BIG EARS

The cross-cultural mission of Jerusalem in My Heart

For much of his life, Radwan Ghazi Moumneh has navigated the differences between two very different homelands. In the early ’90s, his family left Beirut amid the throes of the Lebanese civil war, decamping to Canada. Moumneh soon fell into Montreal’s realm of indie rock, both as a member of heavy rock bands and as a vital recording engineer in the city’s burgeoning underground. When his family returned to Lebanon, he remained in Canada, though he now takes extended annual sojourns to the Middle East to see relatives and explore his cultural heritage.

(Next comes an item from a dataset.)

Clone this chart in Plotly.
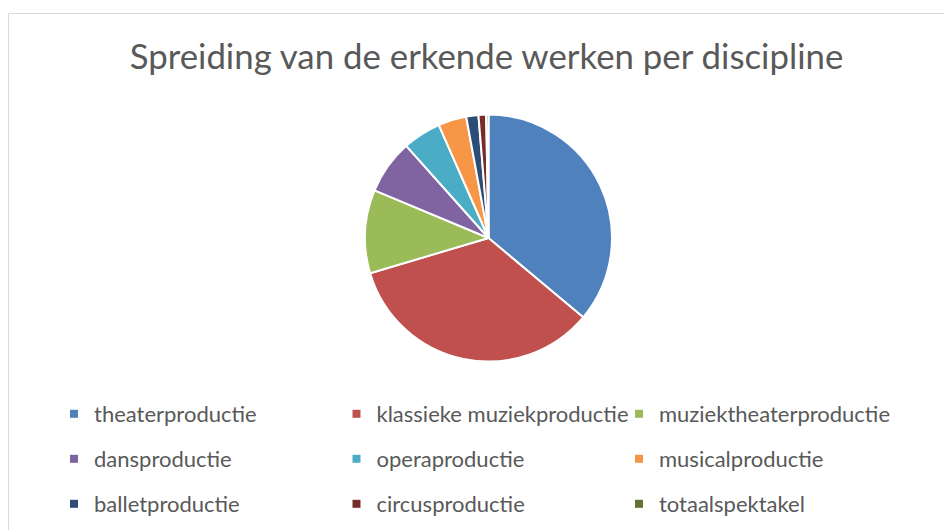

For nearly 15 years, these geographical and cultural polarities—and his attempt to bring his words together while recognizing what keeps them apart—have been the crux of his Jerusalem in My Heart. For the better part of a decade, he hesitated to document his pursuits, playing rare concerts rather than releasing a record. But in 2013, Jerusalem in My Heart issued Mo7it Al-Mo7it, a fascinating attempt to reposition the bustling musicality and blossoming melodies of traditional Middle Eastern sounds within the experimental impulses he shared with his Constellation labelmates back home. On a full-length collaboration with the shadowy rock band Suuns and 2015’s fascinating If He Dies, If If If If If If, he established a singular vision of cross-cultural translation.

But it’s his fourth album and first in three years, the incredible new about Daqa’iq Tudaiq, that states Moumneh’s mission with clarity and depth. This is a bifurcated album, with two sides that take up the same question with very different approaches: How do you pull orthodox Middle Eastern sounds across centuries and a continent? Moumneh begins with a cover of sorts. “Ya Garart Al Wadi” is a classic by Egyptian master Mohammed Abdel Wahab. In late 2017, Moumneh assembled a dozen-plus musicians in Beirut to record his four-part reinterpretation of the standard, with violins and buzuk flicking across and gliding through the melody as he sang. He adds subtle electronics, which put layers of static around or beneath the strings in a way that suggests the signal is failing, that the system on which he is depending is slowly collapsing. The recording is immersive, the effect disconcerting, as if you’re always on the edge of some great void.

For the second side, though, Moumneh plunges straight into that abyss, wrestling with traditional Middle Eastern instruments and modern electronics in the same battle royale. With shuffling drums, chirping circuits, and buzuk melodies that are clipped and looped like the basis of a Four Tet track, “Bein Ithnein” winks toward dance floors on both sides of the Atlantic. During “Thahab, Mish Roujou’, Thahab,” he cycles his voice through processors and pedals as if he were a robot delivering a monologue. Foreboding and fractured, it keeps you at a safe distance, a security fence around his voice. As inviting as the first half of Daqa’iq Tudaiq can sometimes feel, its flip side is a cold stare that makes you question your assumptions about facile cross-cultural intersections. Moumneh wants you to dig deeper.

In that sense, Daqa’iq Tudaiq is a prime album for Constellation, a label that has been artfully asking audiences to consider the crossroads of politics, culture, and social systems for two decades. Godspeed You! Black Emperor, Matana Roberts, Ought: They have all demanded a different lens for this world, a different approach for familiar issues. Daqa’iq Tudaiq is a musical semaphore, then, pointing you to new modes of cultural contemplation.